I have been avoiding the indoor with Shiraz. Even though she has been going nicely lately in the outdoor, the indoor remained an issue with the large overhead doors on both ends open for the summer. Shiraz had issues with outdoor noises and random people/horses passing outside. I really just wanted more good rides under my belt before tackling it but rain on lesson day forced me to get to it sooner.
Shiraz was tense but I managed to get her trotting out and mostly listening. Drama llama had too many feelings though and in her distress picked up a new bad habit: flinging her head up and down in intense protest of her lot in life. Even once we started jumping the head toss did not let up. The good news was Shiraz was at least giving fabulous jump efforts that impressed coach B.
She ended up throwing in a buck on our approach to the jump line at one point. I was not surprised and felt she was just trying to deal with her tense back muscles. I had to pull up and reapproach which then went fine.

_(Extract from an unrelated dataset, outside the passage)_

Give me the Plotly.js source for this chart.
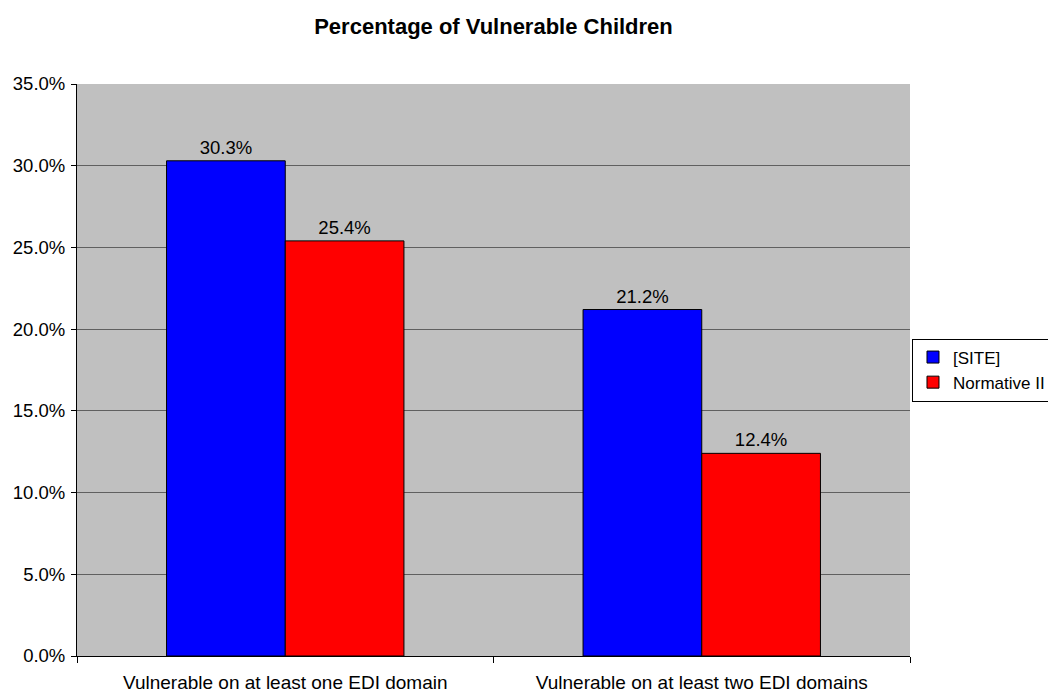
<!DOCTYPE html>
<html><head><meta charset="utf-8">
<script src="https://cdn.plot.ly/plotly-3.0.1.min.js"></script>
<style>body{margin:0;background:#fff}#chart{width:1048px;height:692px}</style>
</head><body><div id="chart"></div>
<script>
const categories = ["Vulnerable on at least one EDI domain", "Vulnerable on at least two EDI domains"];
const siteValues = [30.3, 21.2];
const normativeValues = [25.4, 12.4];
const seriesNames = ["[SITE]", "Normative II"];
const yTickVals = [0, 5, 10, 15, 20, 25, 30, 35];
const yTickText = ["0.0%", "5.0%", "10.0%", "15.0%", "20.0%", "25.0%", "30.0%", "35.0%"];

const fam = "Liberation Sans, Arial, sans-serif";
const font = {family: fam, size: 18.5, color: "#000"};
const mk = (name, vals, color) => ({
  type: "bar", name: name, x: categories, y: vals,
  marker: {color: color, line: {color: "#000", width: 1}},
  text: vals.map(v => v.toFixed(1) + "%"), textposition: "outside",
  textfont: {family: fam, size: 18.5, color: "#000"}, cliponaxis: false, hoverinfo: "none"
});
const data = [mk(seriesNames[0], siteValues, "#0000FF"), mk(seriesNames[1], normativeValues, "#FF0000")];
const layout = {
  width: 1048, height: 692,
  margin: {l: 77, r: 138, t: 84, b: 36, autoexpand: false},
  paper_bgcolor: "#fff", plot_bgcolor: "#C0C0C0",
  font: font,
  title: {text: "<b>Percentage of Vulnerable Children</b>", font: {family: fam, size: 22, color: "#000"}, x: 0.5, xanchor: "center", xref: "paper", y: 0.962, yanchor: "middle"},
  barmode: "group", bargap: 0.43, bargroupgap: 0,
  showlegend: true,
  legend: {x: 1.0024, xanchor: "left", y: 0.5, yanchor: "middle", bgcolor: "#fff", bordercolor: "#000", borderwidth: 1, font: {family: fam, size: 17, color: "#000"}, tracegroupgap: 0, itemwidth: 30},
  xaxis: {type: "category", showline: true, linecolor: "#000", linewidth: 1, ticks: "outside", tickson: "boundaries", ticklen: 6, tickcolor: "#000", tickfont: {family: fam, size: 19, color: "#000"}, ticklabelstandoff: 9, showgrid: false, automargin: false},
  yaxis: {range: [0, 35], tickvals: yTickVals, ticktext: yTickText, showline: true, linecolor: "#000", linewidth: 1, ticks: "outside", ticklen: 5, tickcolor: "#000", tickfont: {family: fam, size: 18.5, color: "#000"}, ticklabelstandoff: 2, showgrid: true, gridcolor: "#606060", gridwidth: 1, zeroline: false, automargin: false}
};
Plotly.newPlot("chart", data, layout, {displayModeBar: false, staticPlot: true});
</script></body></html>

After the lesson Shiraz got a day off and for my next ride I decided to ride in the indoor. It was empty of jumps and freshly harrowed (<3). I focused only on relaxation and rhythm, and eventually achieved it after about 45 minutes of trot circles and serpentines. I loved it.
Then on Monday I had arranged a lesson with one of our local derby organizers. My hope was to get Shiraz out to somewhere new and get more experience before the Willville derby later in August. She is a talented rider and coach that I admire so I was thrilled when she agreed to give me a lesson out at her farm (she has built her own xc course!).
As we started doing basic flat work I was actually pleasantly surprised with how Shiraz was feeling. She settled in quickly to the new space and felt relaxed. And then there were cows.
I sat there kind of hunching into to fetal position and coach P said get her feet moving. I just couldn't at first; instead I said goodbye to my friends who had come with me to watch. I swore. I told my pony about all the carrots that would be in her future if I lived. Then I tried to make her move.
First it was mostly flailing, trying to bolt, trying to rear, then we got some walking happening. As I dealt with her fit and expanded the area we could handle, I started to feel more and more confident to handle it. Soon we reclaimed the whole arena and I was able to make Shiraz ignore the bush and trot forward, albeit now head bobbing with her anxiety.
It couldn't have been a better lesson for me. I was so happy to have ridden through it. By the end Shiraz was back to relaxed and I was able to ride along while coach P gave my friends and me a tour of her xc field. It was only a little disappointing that I didn't get to jump at all. Luckily though coach P invited us back when we can to get xc time with her.
And yes, Shiraz received many carrots once we got back home.